My instinct is that it should be severely rationed: a maximum of one killing and two bodily harms per book, averaged out over the writer’s oeuvre. Indiscriminate use blunts the effectiveness when it is really needed. It is also very difficult to do well. In his first few pages, Kerr has a decapitation of a Russian soldier which is sudden, brutal and properly shocking: this works perfectly to establish the lurid picture of Berlin, year zero plus two, which he wants to paint. It tells readers new to the canon something about Bernie, and gives a nervous edge to his first meeting with the Russian colonel soon afterwards. Later – much later – comes what is obviously meant to be the big horrific scene, the torture unto death of a beautiful woman by crushing her in a wine press. It fails to horrify, disgust, disturb, or even seem believable.

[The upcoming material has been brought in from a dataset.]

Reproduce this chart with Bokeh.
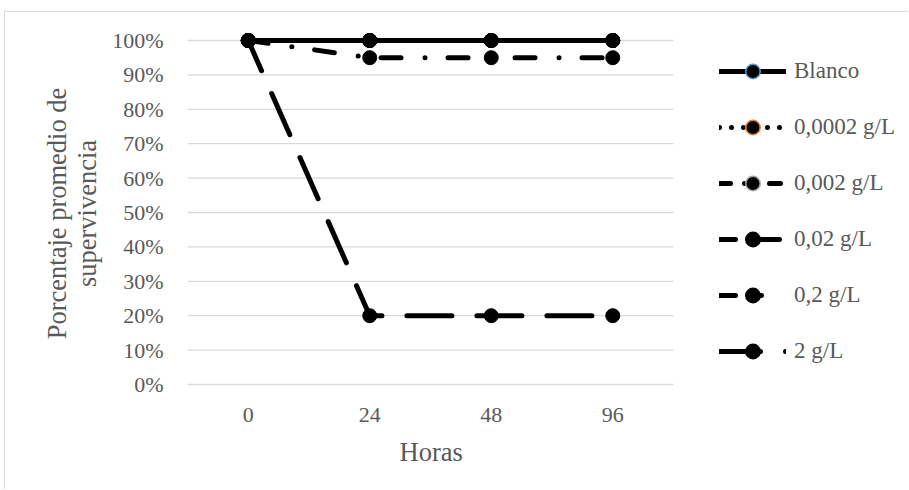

With three ambitious thrillers in as many years, besides devilling for the Daily Telegraph, Philip Kerr demonstrably has energy and determination on his side, to say nothing of Viking Penguin. He’ll go far. And he is developing a nice line in cheek. The Vienna of the immediate post-war years is bound up, in many people’s minds, with The Third Man. No one setting a story there can elude images left by Graham Greene, Carol Reed and the gifted cinematographer Robert Krasker. At one point Kerr goes out of his way to invite comparisons, introducing the very racket which damned Harry Lime, the black market in penicillin. He is not too shy to bring in Vienna’s four-man, four-nationality jeep patrol, made famous in the movie – except that he has discovered that a jeep was soon found to be too small, and that the patrol then used a larger command car. At the end, Kerr has Bernie wander bemusedly into a Café Mozart which is not in the right place. It is not the real Café Mozart at all. It is a mock-up created by the film unit working on The Third Man. More significantly, perhaps, this is the sole British presence in what is finally revealed to be, chronologically, the first thriller of the Cold War. Bernie (and Phil) play with the big boys, the Americans and Russians.